J'arrive un peu après le débat très intéressant (et complexe) mais j'ai quelques petits trucs à rajouter.
Je crois que c'est
@mag1angel qui demandait quelles autres formes de pensée des relations sociales il existait, autres que bourdieusiennes. En fait je pense qu'il y en a plein (je précise que je suis pas sociologue de formation, j'ai juste fait un peu de sciences sociales, donc toute correction est la bienvenue) mais on peut penser à deux en particulier qui s'y opposent fortement : il y a la vision "plate" de l'acteur-réseau latourienne et la vision interactionniste défendue par exemple par Goffman. Ces deux pensées ont pour point commun de placer les interactions entre individus au-dessus des structures sociales. En gros :
- Bourdieu dit "les structures sociales (dominations) influencent les individus"
- Eux disent "les interactions entre individus font la société" (et même pour Latour, les interactions entres individus et non-humains)

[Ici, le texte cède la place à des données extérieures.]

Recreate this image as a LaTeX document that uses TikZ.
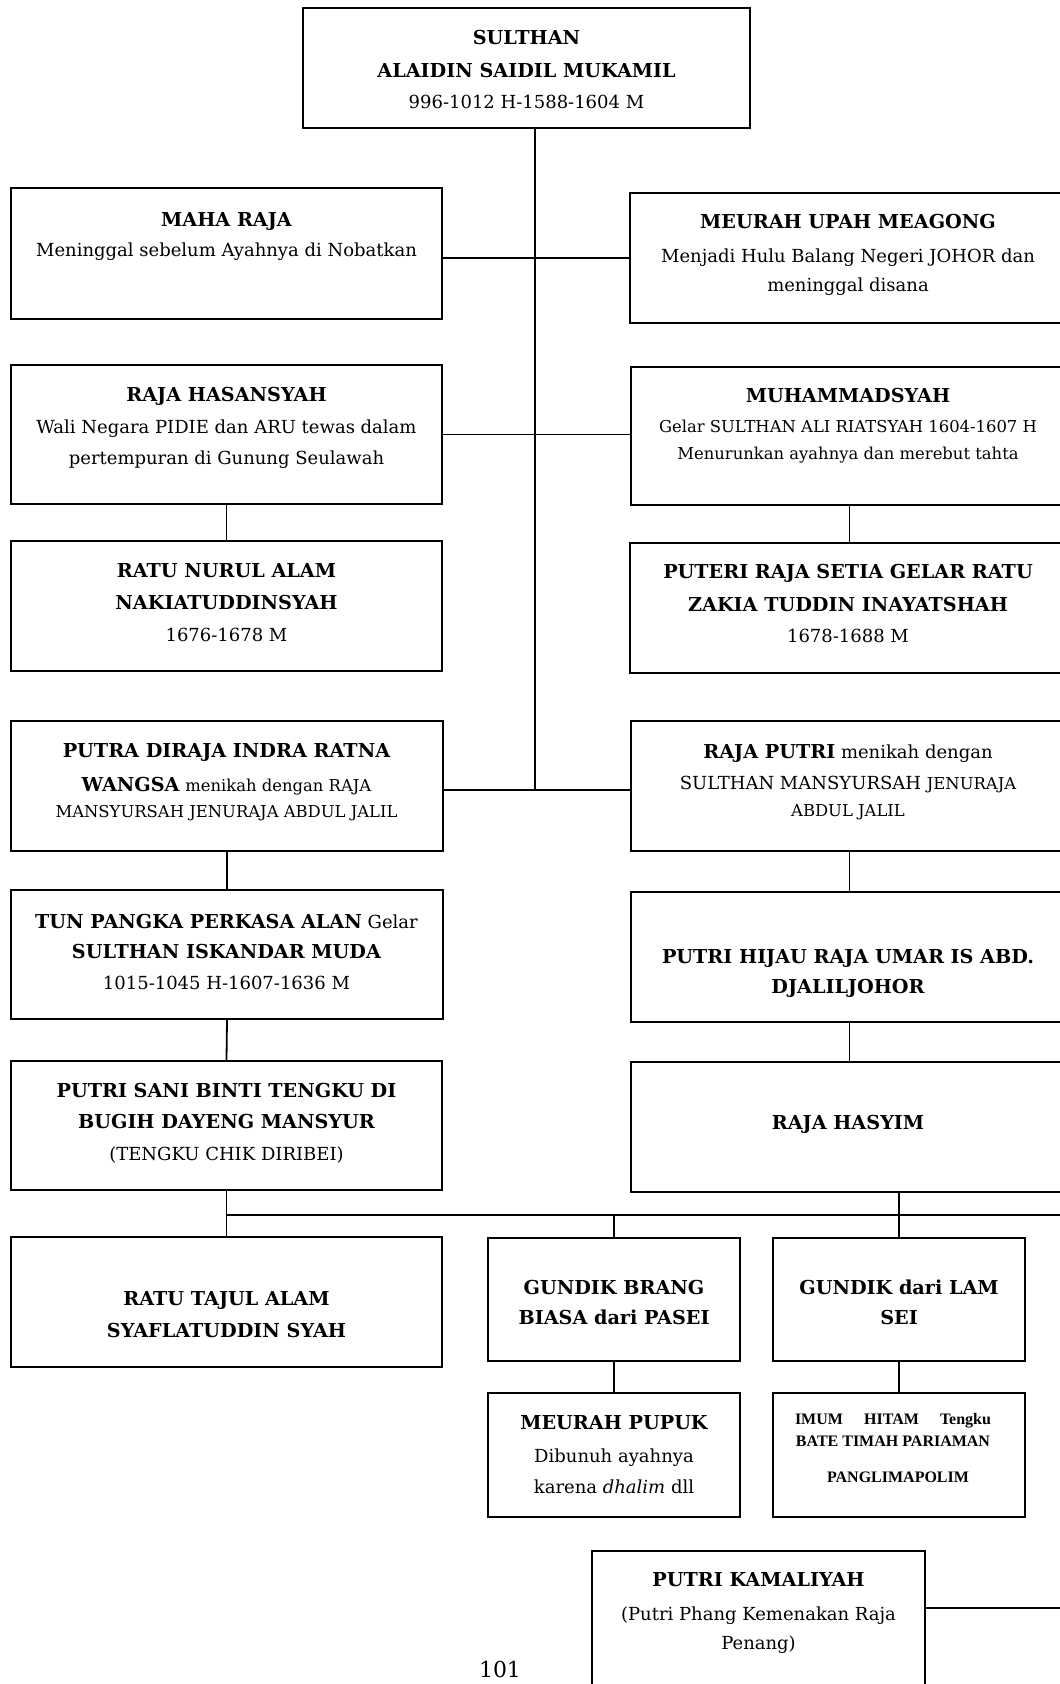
\documentclass[tikz,border=0pt]{standalone}
\usepackage{fontspec}
\setmainfont{DejaVu Serif}
\newfontfamily\timesfont{Liberation Serif}
\usetikzlibrary{fit}
\newcommand\mytl[4]{\node[txt,anchor=base] (#1) at (#2,#3) {#4};}
\newcommand\smf{\fontsize{8.2}{10}\selectfont}
\newcommand\mybf[1]{{\fontsize{9.6}{11}\selectfont\bfseries #1}}
\begin{document}
\begin{tikzpicture}[x=0.5pt,y=-0.5pt,
  box/.style={draw,line width=0.9pt,inner sep=0pt},
  conn/.style={line width=0.9pt},
  txt/.style={align=center,inner sep=0pt,font=\fontsize{9}{11}\selectfont},
  imtxt/.style={inner sep=0pt,font=\timesfont\bfseries\fontsize{8}{10}\selectfont}]
\useasboundingbox (0,0) rectangle (1059,1684);
% boxes
\node[box,fit={(303,8) (750,128)}] (sulthan) {};
\node[box,fit={(11,188) (442,319)}] (maharaja) {};
\node[box,fit={(630,193) (1070,323)}] (meurah) {};
\node[box,fit={(11,365) (442,504)}] (hasan) {};
\node[box,fit={(631,367) (1070,505)}] (muham) {};
\node[box,fit={(11,541) (442,671)}] (nurul) {};
\node[box,fit={(630,543) (1070,673)}] (puteri) {};
\node[box,fit={(11,721) (443,851)}] (putra) {};
\node[box,fit={(631,721) (1070,851)}] (rajaputri) {};
\node[box,fit={(11,890) (443,1019)}] (tun) {};
\node[box,fit={(631,892) (1070,1022)}] (hijau) {};
\node[box,fit={(11,1061) (442,1190)}] (sani) {};
\node[box,fit={(631,1062) (1070,1192)}] (hasyim) {};
\node[box,fit={(11,1237) (442,1367)}] (tajul) {};
\node[box,fit={(488,1238) (740,1361)}] (brang) {};
\node[box,fit={(773,1238) (1025,1361)}] (lamsei) {};
\node[box,fit={(488,1393) (740,1517)}] (pupuk) {};
\node[box,fit={(773,1393) (1025,1517)}] (imum) {};
\node[box,fit={(592,1551) (925,1700)}] (kamal) {};
% helper coordinates
\coordinate (trunkx) at (535,0);
\coordinate (rx) at (849.5,0);
\coordinate (j4) at (535,790);
\coordinate (busR) at (1070,1215);
\coordinate (kamR) at (1070,1608);
% connectors
\draw[conn] (sulthan.south -| trunkx) -- (j4);
\draw[conn] (maharaja.east |- meurah.west) -- (meurah.west);
\draw[conn] (hasan.east) -- (hasan.east -| muham.west);
\draw[conn] (putra.east |- j4) -- (rajaputri.west |- j4);
\draw[conn] (hasan.south) -- (nurul.north);
\draw[conn] (muham.south -| rx) -- (puteri.north -| rx);
\draw[conn] (putra.south) -- (tun.north);
\draw[conn] (rajaputri.south -| rx) -- (hijau.north -| rx);
\draw[conn] (tun.south) -- (sani.north);
\draw[conn] (hijau.south -| rx) -- (hasyim.north -| rx);
\draw[conn] (sani.south) -- (tajul.north);
\draw[conn] (sani.south |- busR) -- (busR);
\draw[conn] (hasyim.south -| lamsei.north) -- (lamsei.north);
\draw[conn] (brang.north |- busR) -- (brang.north);
\draw[conn] (brang.south) -- (pupuk.north);
\draw[conn] (lamsei.south) -- (imum.north);
\draw[conn] (kamal.east |- kamR) -- (kamR);
% texts
\mytl{s1}{526.5}{45}{\mybf{SULTHAN}}
\mytl{s2}{526.5}{78}{\mybf{ALAIDIN SAIDIL MUKAMIL}}
\mytl{s3}{526.5}{109}{996-1012 H-1588-1604 M}
\mytl{m1}{226.5}{227}{\mybf{MAHA RAJA}}
\mytl{m2}{226.5}{257}{Meninggal sebelum Ayahnya di Nobatkan}
\mytl{u1}{848}{229}{\mybf{MEURAH UPAH MEAGONG}}
\mytl{u2}{848}{262.5}{Menjadi Hulu Balang Negeri JOHOR dan}
\mytl{u3}{848}{292}{meninggal disana}
\mytl{h1}{226.5}{401}{\mybf{RAJA HASANSYAH}}
\mytl{h2}{226.5}{434}{Wali Negara PIDIE dan ARU tewas dalam}
\mytl{h3}{226.5}{465}{pertempuran di Gunung Seulawah}
\mytl{mu1}{848}{403}{\mybf{MUHAMMADSYAH}}
\mytl{mu2}{848}{432}{\smf Gelar SULTHAN ALI RIATSYAH 1604-1607 H}
\mytl{mu3}{848}{459}{\smf Menurunkan ayahnya dan merebut tahta}
\mytl{n1}{226.5}{577}{\mybf{RATU NURUL ALAM}}
\mytl{n2}{226.5}{609.5}{\mybf{NAKIATUDDINSYAH}}
\mytl{n3}{226.5}{641}{1676-1678 M}
\mytl{p1}{848}{578}{\mybf{PUTERI RAJA SETIA GELAR RATU}}
\mytl{p2}{848}{611}{\mybf{ZAKIA TUDDIN INAYATSHAH}}
\mytl{p3}{848}{642}{1678-1688 M}
\mytl{d1}{226.5}{757}{\mybf{PUTRA DIRAJA INDRA RATNA}}
\mytl{d2}{226.5}{791}{\mybf{WANGSA} {\smf menikah dengan RAJA}}
\mytl{d3}{226.5}{817.5}{\smf MANSYURSAH JENURAJA ABDUL JALIL}
\mytl{r1}{848}{758}{\mybf{RAJA PUTRI} menikah dengan}
\mytl{r2}{848}{789.5}{SULTHAN MANSYURSAH {\smf JENURAJA}}
\mytl{r3}{848}{816}{\smf ABDUL JALIL}
\mytl{k1}{226.5}{928}{\mybf{TUN PANGKA PERKASA ALAN} Gelar}
\mytl{k2}{226.5}{958}{\mybf{SULTHAN ISKANDAR MUDA}}
\mytl{k3}{226.5}{989.5}{1015-1045 H-1607-1636 M}
\mytl{j1}{848}{963}{\mybf{PUTRI HIJAU RAJA UMAR IS ABD.}}
\mytl{j2}{848}{993.5}{\mybf{DJALILJOHOR}}
\mytl{a1}{226.5}{1097}{\mybf{PUTRI SANI BINTI TENGKU DI}}
\mytl{a2}{226.5}{1128}{\mybf{BUGIH DAYENG MANSYUR}}
\mytl{a3}{226.5}{1160.5}{(TENGKU CHIK DIRIBEI)}
\mytl{y1}{848}{1129.5}{\mybf{RAJA HASYIM}}
\mytl{t1}{226.5}{1305.5}{\mybf{RATU TAJUL ALAM}}
\mytl{t2}{226.5}{1337}{\mybf{SYAFLATUDDIN SYAH}}
\mytl{b1}{614}{1294}{\mybf{GUNDIK BRANG}}
\mytl{b2}{614}{1324}{\mybf{BIASA dari PASEI}}
\mytl{l1}{899}{1294}{\mybf{GUNDIK dari LAM}}
\mytl{l2}{899}{1324}{\mybf{SEI}}
\mytl{pp1}{614}{1429.5}{\mybf{MEURAH PUPUK}}
\mytl{pp2}{614}{1462}{Dibunuh ayahnya}
\mytl{pp3}{614}{1493}{karena \textit{dhalim} dll}
\node[imtxt,anchor=base] (i1) at (893,1424) {\makebox[98pt][s]{IMUM HITAM Tengku}};
\node[imtxt,anchor=base] (i1b) at (893,1446.5) {BATE TIMAH PARIAMAN};
\node[imtxt,anchor=base] (i2) at (898,1482) {PANGLIMAPOLIM};
\mytl{c1}{758.5}{1586}{\mybf{PUTRI KAMALIYAH}}
\mytl{c2}{758.5}{1620}{(Putri Phang Kemenakan Raja}
\mytl{c3}{758.5}{1649.5}{Penang)}
\node[txt,anchor=base,font=\fontsize{11}{13}\selectfont] (pg) at (500,1677) {101};
\end{tikzpicture}
\end{document}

La distinction peut paraître stupide parce que les deux sont bien sûr vrais, mais se placer dans l'une ou l'autre des perspectives change complètement la manière de voir le monde (et notamment de penser les inégalités).
Je sais pas trop ce qu'il en est pour Goffman et Bourdieu, par contre, l'opposition Bourdieu/Latour est probablement encore aujourd'hui à l'origine de haines puissantes entre sociologues. Un texte de Latour qui montre la violence (théorique bien sûr) de leur opposition (que j'avais posté y'a longtemps sur le médiateur si je me souviens bien) :
http://www.homme-moderne.org/societe/socio/bourdieu/Slatour.html
En termes de militantisme, s'appuyer sur l'une ou l'autre de ces visions change tout puisque si on se place dans la perspective bourdieusienne, comme c'était dit dans le message du médiateur linké par
@La femme de Frank les dominations au sens bourdieusienne auto-justifient leur existence (elles sont invisibles donc si tu ne les vois pas c'est pas qu'elles n'existent pas mais que tu n'es pas sensibilisé). Donc forcément, scientifiquement, c'est compliqué à accepter.
Ensuite, dans cette même perspective, on ne peut pas voir les structures sociales bouger : on dit le racisme, le sexisme, l'homophobie, le classisme etc. existent et on étudie et dénonce leurs effets sur les individus désignés comme victimes. Sauf que du coup, comment sort-on de ces structures ? Comment peut-on percevoir leur affaiblissement ? Par exemple, comment peut-on mettre fin au sexisme si on décide qu'il est une structure au-dessus des individus qui fait que, forcément, les femmes sont en-dessous des hommes ? (je sais pas si c'est clair ...)
En plaçant l'individu en premier, on peut au contraire voir bouger ces structures en regardant comment les interactions effectives entre individus évoluent. Par exemple, si je vais voir Bourdieu et que je lui dis "je suis une femme mais ne suis pas victime de sexisme", il va écrire dans ses notes "oppression internalisée". Si je vais voir Latour et que je lui dis la même chose, il écrit "pas de sexisme vécu par cet individu" et en demandant ça à plein de gens il peut voir si le sexisme est plus ou moins fort, dans une situation donnée, à un endroit donné, à un moment donné (il "suit les acteurs"). Il n'existe donc pas d'oppression invisible généralisée mais autant d'interactions possibles que d'individus en relations.
Et du coup moi ce qui me pose problème avec le militantisme binaire dominants/dominés et déconstruit/pas déconstruit c'est qu'il a forcément réponse à tout en termes simples face à des interactions excessivement complexes. En gros, je le trouve un peu fainéant
. Typiquement, on lit beaucoup sur internet que quelque chose, quelqu'un ou une parole est "problématique", ce qui semblerait vouloir dire que c'est "mal" et qu'il faut blacklister, et la réflexion s'arrête là. Alors que problématique, ça veut dire que ça amène des questions, pas que c'est mal. Et si on lit certains textes militants en remplaçant problématique par "mal" on se rend compte à quel point certaines visions sont peu argumentées (je parle pas du tout d'ici hein), basées sur des ressentis individuels érigés en vérités générales. Personne n'accepterait qu'on lui dise "ce que tu dis est mal" sans arguments, par contre "problématique" ça passe très bien et souvent les gens finissent par s'excuser, même s'ils n'ont pas compris pourquoi ...
Du coup on peut effectivement avoir cette impression de réflexe dans les réponses, comme si on pouvait suivre un guide sur les réactions à avoir face à tel sujet (d'ailleurs c'est fou le nombre de guides de réactions qui existent réellement) et quand on ressent cela, ça coupe forcément un débat (si je sais ce qu'on va me répondre, à quoi bon argumenter ?), ce qui était peut-être ce que
@La femme de Frank voulait dire en disant que c'était excluant (c'est comme ça que je l'ai compris).